Bins will be placed at transfer center as soon as DOE gives thumbs up

DAYTON—When the Columbia County Commissioners met last week, Public Works Director Andrew Woods gave an update on progress toward reinstating the county’s recycling program.

“The grant funds are there,” he said.

Woods said his department is waiting for the “thumbs up” from the state Department of Ecology so bids can be solicited for some fencing that needs to be done, before the county can accept recyclables at the new recycling station at the county’s transfer facility.

“We’re waiting to hear back. As soon as they say ‘yes’ we will get the fence installed and get the containers down there, ASAP,” Woods said.

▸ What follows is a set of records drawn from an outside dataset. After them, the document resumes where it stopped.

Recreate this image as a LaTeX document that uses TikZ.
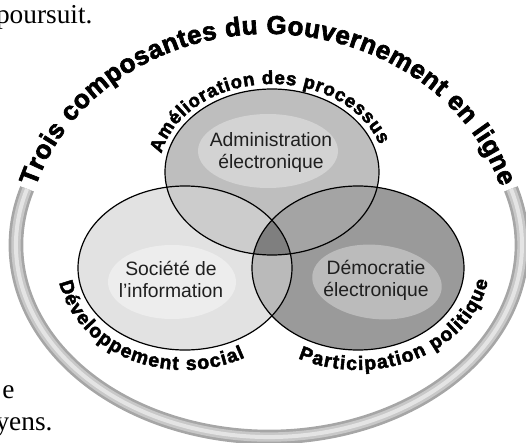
\documentclass[tikz,border=0pt]{standalone}
\usepackage{fontspec}
\setmainfont{Liberation Serif}
\setsansfont{Liberation Sans}
\newfontfamily\arcfont{Liberation Sans}[UprightFont={* Bold}, FakeBold=2.5]
\usetikzlibrary{decorations.text}

\definecolor{socfill}{HTML}{E2E2E2}
\definecolor{socinner}{HTML}{EDEDED}
\definecolor{admfill}{HTML}{BEBEBE}
\definecolor{adminner}{HTML}{D3D3D3}
\definecolor{demfill}{HTML}{9A9A9A}
\definecolor{deminner}{HTML}{BBBBBB}
\definecolor{admsoc}{HTML}{CCCCCC}
\definecolor{admdem}{HTML}{A4A4A4}
\definecolor{socdem}{HTML}{BABABA}
\definecolor{allthree}{HTML}{7F7F7F}
\definecolor{ringdark}{HTML}{A6A6A6}
\definecolor{ringmid}{HTML}{C8C8C8}
\definecolor{ringlight}{HTML}{E4E4E4}

\tikzset{every picture/.style={line width=0.75pt}}
\tikzset{
  arclabel/.style 2 args={decorate, decoration={text along path, text align=fit to path,
      text={|\arcfont\fontsize{#1}{#1}\selectfont|#2}}},
  inlabel/.style={font=\sffamily\fontsize{14.5}{16.5}\selectfont, align=center, text=black!88, inner sep=0pt},
  pagetext/.style={font=\rmfamily\fontsize{20.5}{24}\selectfont, inner sep=0pt},
  outline/.style={draw=black, line width=0.9}
}

\begin{document}
\begin{tikzpicture}[x=0.75pt,y=0.75pt,yscale=-1,xscale=1]
\useasboundingbox (0,0) rectangle (526,443);

%Outer ring
\foreach \w/\c in {11/ringdark, 7/ringmid, 3/ringlight}
  \draw[draw=\c, line width=\w] (269,245) ++(197:253 and 192) arc [start angle=197, end angle=-17, x radius=253, y radius=192];

%Circles
\fill[socfill] (185,268) ellipse [x radius=107, y radius=82];
\fill[admfill] (272,172) ellipse [x radius=107, y radius=83];
\fill[demfill] (358,268) ellipse [x radius=106, y radius=82];

%Overlaps
\begin{scope}
  \clip (185,268) ellipse [x radius=107, y radius=82];
  \fill[socdem] (358,268) ellipse [x radius=106, y radius=82];
\end{scope}
\begin{scope}
  \clip (272,172) ellipse [x radius=107, y radius=83];
  \fill[admsoc] (185,268) ellipse [x radius=107, y radius=82];
  \fill[admdem] (358,268) ellipse [x radius=106, y radius=82];
  \clip (185,268) ellipse [x radius=107, y radius=82];
  \fill[allthree] (358,268) ellipse [x radius=106, y radius=82];
\end{scope}

%Inner light ellipses
\fill[adminner] (268,151) ellipse [x radius=70, y radius=37];
\fill[socinner] (172,282) ellipse [x radius=64, y radius=37];
\fill[deminner, rotate around={6:(377,282)}] (377,282) ellipse [x radius=65, y radius=37];

%Outlines
\draw[outline] (185,268) ellipse [x radius=107, y radius=82];
\draw[outline] (272,172) ellipse [x radius=107, y radius=83];
\draw[outline] (358,268) ellipse [x radius=106, y radius=82];

% Text Node
\node[inlabel] (admin) at (271,152.5) {Administration\\électronique};
% Text Node
\node[inlabel] (societe) at (171,279) {Société de\\l’information};
% Text Node
\node[inlabel] (demo) at (376,280) {Démocratie\\électronique};

%Arc labels
\path[arclabel={19.5}{Trois composantes du Gouvernement en ligne}] (268,250) ++(197:243 and 216) arc [start angle=197, end angle=343, x radius=243, y radius=216];
\path[arclabel={14}{Amélioration des processus}] (272,172) ++(192:113 and 88) arc [start angle=192, end angle=342, x radius=113, y radius=88];
\path[arclabel={14.5}{Développement social}] (185,262) ++(169:128 and 108) arc [start angle=169, end angle=62, x radius=128, y radius=108];
\path[arclabel={14.5}{Participation politique}] (358,262) ++(117:132 and 108) arc [start angle=117, end angle=10, x radius=132, y radius=108];

% Page text
\node[pagetext, anchor=base east] (poursuit) at (93,23) {poursuit.};
\node[pagetext, anchor=base east] (lignee) at (15,398) {e};
\node[pagetext, anchor=base east] (moyens) at (53,430) {yens.};

\end{tikzpicture}
\end{document}
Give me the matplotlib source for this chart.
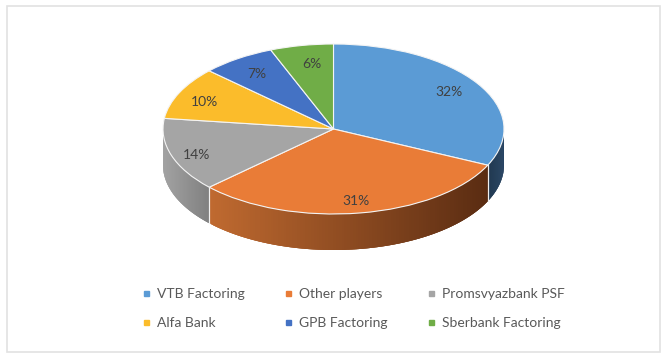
import numpy as np
import matplotlib
matplotlib.use("Agg")
import matplotlib.pyplot as plt
from matplotlib.collections import PolyCollection
from matplotlib.lines import Line2D
from matplotlib.patches import Rectangle

categories = ["VTB Factoring", "Other players", "Promsvyazbank PSF",
              "Alfa Bank", "GPB Factoring", "Sberbank Factoring"]
shares = [32, 31, 14, 10, 7, 6]
colors = ["#5B9BD5", "#E97C37", "#A5A5A5", "#FBBC2B", "#4472C4", "#70AD47"]
# Side-wall shading, left-hand colour then right-hand colour
side_left = ["#20384F", "#C06A30", "#A3A3A3", "#A5A5A5", "#A5A5A5", "#A5A5A5"]
side_right = ["#274463", "#5A2C12", "#808080", "#7F7F7F", "#7F7F7F", "#7F7F7F"]
# Hand placement of the percentage labels, in pixels (right, down)
label_nudge = [(-4, 1), (0, 2), (-2, 4), (-1, 3), (3, 3), (5, 4)]

W, H = 669, 359
cx, cy, rx, ry, depth = 333.5, 129.0, 170.5, 85.0, 36.0

plt.rcParams["font.family"] = ["Lato", "DejaVu Sans"]
fig = plt.figure(figsize=(W / 100, H / 100), dpi=100, facecolor="white")
ax = fig.add_axes([0, 0, 1, 1])

wedges, _, autotexts = ax.pie(
    shares, colors=colors, startangle=90, counterclock=False, radius=1,
    autopct=lambda p: f"{p:.0f}%", pctdistance=0.83,
    wedgeprops=dict(edgecolor="#F4F4F4", linewidth=0.8, zorder=3),
    textprops=dict(color="#404040", fontsize=10, zorder=5),
)
ax.set_aspect("auto")
ax.set_xlim(-cx / rx, (W - cx) / rx)
ax.set_ylim(-(H - cy) / ry, cy / ry)
ax.axis("off")
for txt, (dx, dy) in zip(autotexts, label_nudge):
    x0, y0 = txt.get_position()
    txt.set_position((x0 + dx / rx, y0 - dy / ry))

# Side wall built from the same shares, front half only
h = depth / ry
edges = np.cumsum([0] + shares) / sum(shares) * 2 * np.pi
for i in range(len(shares)):
    a0, a1 = max(edges[i], np.pi / 2), min(edges[i + 1], 3 * np.pi / 2)
    if a1 <= a0:
        continue
    t = np.linspace(a0, a1, 120)
    # sweep from the left so overlapping strips hide their seams
    t = t[::-1]
    x, y = np.sin(t), np.cos(t)
    xmin, xmax = x.min(), x.max()
    c0 = np.array(matplotlib.colors.to_rgb(side_left[i]))
    c1 = np.array(matplotlib.colors.to_rgb(side_right[i]))
    polys, cols = [], []
    for k in range(len(t) - 1):
        e = min(k + 3, len(t) - 1)
        polys.append(list(zip(x[k:e + 1], y[k:e + 1]))
                     + list(zip(x[k:e + 1][::-1], y[k:e + 1][::-1] - h)))
        f = ((x[k] + x[k + 1]) / 2 - xmin) / (xmax - xmin)
        cols.append(c0 + (c1 - c0) * f)
    ax.add_collection(PolyCollection(polys, facecolors=cols, edgecolors="none",
                                     zorder=1))
    # white seam at the slice boundary
    for a in (a0, a1):
        if np.pi / 2 < a < 3 * np.pi / 2:
            ax.plot([np.sin(a)] * 2, [np.cos(a), np.cos(a) - h],
                    color="#F0F0F0", lw=0.8, zorder=2)

# Legend, filled column by column so rows read VTB / Other / Promsvyazbank
order = [0, 3, 1, 4, 2, 5]
handles = [Line2D([], [], linestyle="none", marker="s", markersize=3.6,
                  color=colors[i]) for i in order]
ax.legend(handles, [categories[i] for i in order], ncols=3, frameon=False,
          loc="center", bbox_to_anchor=(352 / W, 1 - 308.5 / H),
          fontsize=10, labelcolor="#595959", handlelength=1.0,
          handletextpad=0.3, columnspacing=2.6, labelspacing=1.2,
          borderpad=0)

fig.add_artist(Rectangle((7 / W, 1 - 352 / H), 653 / W, 346 / H,
                         transform=fig.transFigure, fill=False,
                         edgecolor="#E2E2E2", linewidth=1.2))
fig.savefig("out.png", dpi=100)
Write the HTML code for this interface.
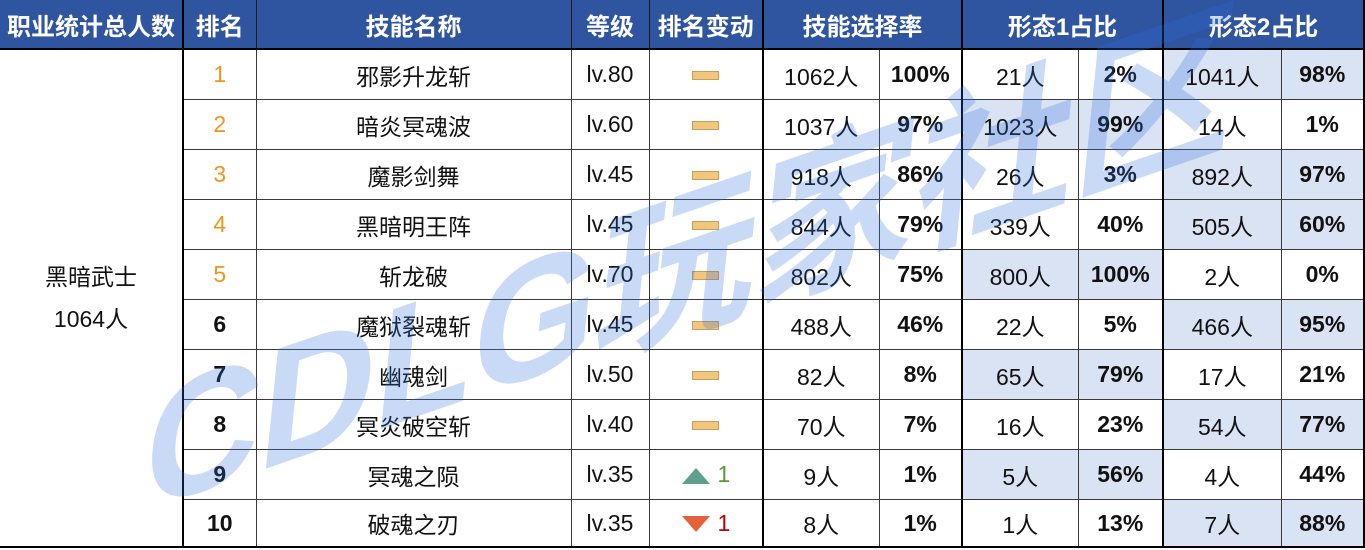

Woods said Basin Disposal, Inc. will provide separate containers for each type of recyclable, and there should be adequate signage explaining which containers to use. BDI will take the recyclables for processing, Woods said.

Going forward, the county will not get paid as well as it was, Woods said. Until recently, China has been buying the lion’s share of recyclables, but it is no longer buying them in the same quantities.

“China is not purchasing, and what they are purchasing they have put such stringent contamination rules on it, nobody can meet it,” he said.

For instance, China will only take cardboard containing 2.5% or less of contaminant. In the past the amount the county got paid for corrugated cardboard has made up for any financial losses, Woods said.

The county relies on the DOE’s solid waste/ecology grant, which pays for 75% of the total costs of the recycling program. But the county is on the hook for the remainder.

The recycling program was suspended in 2017 when the DOE said there would be no reimbursement of costs associated with it, as long as the state was operating without passage of a capital budget. The state’s $4.2 billion capital budget was signed by the governor last month.